• _WHAT YOU SHOULD DO_
Repeat exactly the lines running from the first line of the data to the line containing "rectangle (19.52, 9.04);", both ends included, and nothing else; drop the pictures.

• _SOURCE EXCERPT_

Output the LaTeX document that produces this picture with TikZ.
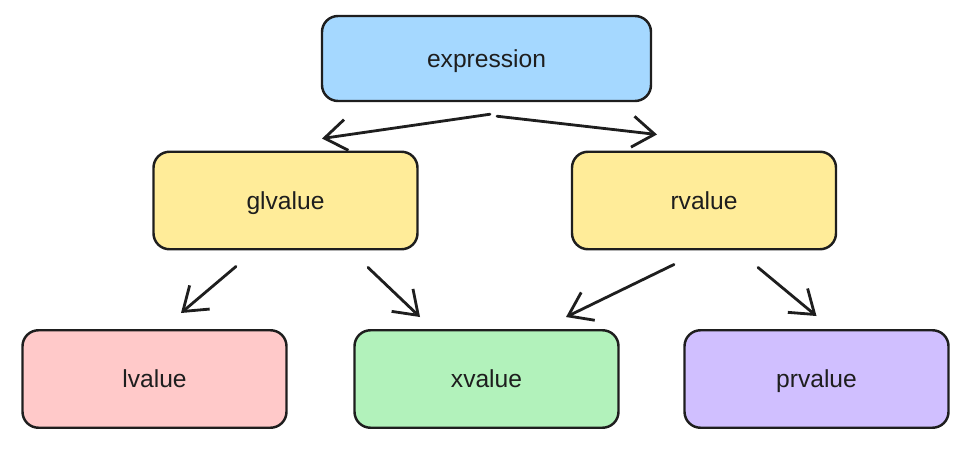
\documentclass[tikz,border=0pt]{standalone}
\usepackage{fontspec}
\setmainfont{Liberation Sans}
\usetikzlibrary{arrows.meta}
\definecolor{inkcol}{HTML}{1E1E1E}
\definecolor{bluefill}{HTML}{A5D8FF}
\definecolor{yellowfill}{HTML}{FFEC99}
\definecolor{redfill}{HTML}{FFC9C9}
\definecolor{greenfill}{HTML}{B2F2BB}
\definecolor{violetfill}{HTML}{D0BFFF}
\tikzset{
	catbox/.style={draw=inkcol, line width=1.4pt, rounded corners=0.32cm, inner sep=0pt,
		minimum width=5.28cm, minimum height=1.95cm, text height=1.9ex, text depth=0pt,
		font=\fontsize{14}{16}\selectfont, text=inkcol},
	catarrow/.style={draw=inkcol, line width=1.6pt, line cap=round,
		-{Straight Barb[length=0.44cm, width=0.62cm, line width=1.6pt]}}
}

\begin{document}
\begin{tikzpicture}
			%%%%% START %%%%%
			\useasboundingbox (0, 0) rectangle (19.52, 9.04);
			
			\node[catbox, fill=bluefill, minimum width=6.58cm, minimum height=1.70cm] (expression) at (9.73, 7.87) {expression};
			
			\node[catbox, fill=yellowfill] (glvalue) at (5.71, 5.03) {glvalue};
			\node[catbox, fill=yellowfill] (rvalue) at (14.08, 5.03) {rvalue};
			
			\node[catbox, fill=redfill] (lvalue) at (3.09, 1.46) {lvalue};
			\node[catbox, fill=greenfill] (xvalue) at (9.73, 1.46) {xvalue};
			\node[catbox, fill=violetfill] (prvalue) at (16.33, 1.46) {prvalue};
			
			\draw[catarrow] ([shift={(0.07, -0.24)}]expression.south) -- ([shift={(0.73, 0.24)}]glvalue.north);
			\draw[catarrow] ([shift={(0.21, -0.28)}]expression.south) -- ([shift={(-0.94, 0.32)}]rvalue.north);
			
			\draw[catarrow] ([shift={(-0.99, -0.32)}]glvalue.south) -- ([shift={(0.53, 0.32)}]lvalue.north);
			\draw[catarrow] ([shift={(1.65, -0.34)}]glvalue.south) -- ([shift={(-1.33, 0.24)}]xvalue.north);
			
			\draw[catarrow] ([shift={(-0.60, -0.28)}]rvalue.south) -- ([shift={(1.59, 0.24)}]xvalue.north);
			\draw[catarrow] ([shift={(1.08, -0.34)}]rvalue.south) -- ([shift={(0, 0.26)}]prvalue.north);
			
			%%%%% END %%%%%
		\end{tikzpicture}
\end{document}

• _OUTPUT OF THE EXERCISE_
Output the LaTeX document that produces this picture with TikZ.
\documentclass[tikz,border=0pt]{standalone}
\usepackage{fontspec}
\setmainfont{Liberation Sans}
\usetikzlibrary{arrows.meta}
\definecolor{inkcol}{HTML}{1E1E1E}
\definecolor{bluefill}{HTML}{A5D8FF}
\definecolor{yellowfill}{HTML}{FFEC99}
\definecolor{redfill}{HTML}{FFC9C9}
\definecolor{greenfill}{HTML}{B2F2BB}
\definecolor{violetfill}{HTML}{D0BFFF}
\tikzset{
	catbox/.style={draw=inkcol, line width=1.4pt, rounded corners=0.32cm, inner sep=0pt,
		minimum width=5.28cm, minimum height=1.95cm, text height=1.9ex, text depth=0pt,
		font=\fontsize{14}{16}\selectfont, text=inkcol},
	catarrow/.style={draw=inkcol, line width=1.6pt, line cap=round,
		-{Straight Barb[length=0.44cm, width=0.62cm, line width=1.6pt]}}
}

\begin{document}
\begin{tikzpicture}
			%%%%% START %%%%%
			\useasboundingbox (0, 0) rectangle (19.52, 9.04);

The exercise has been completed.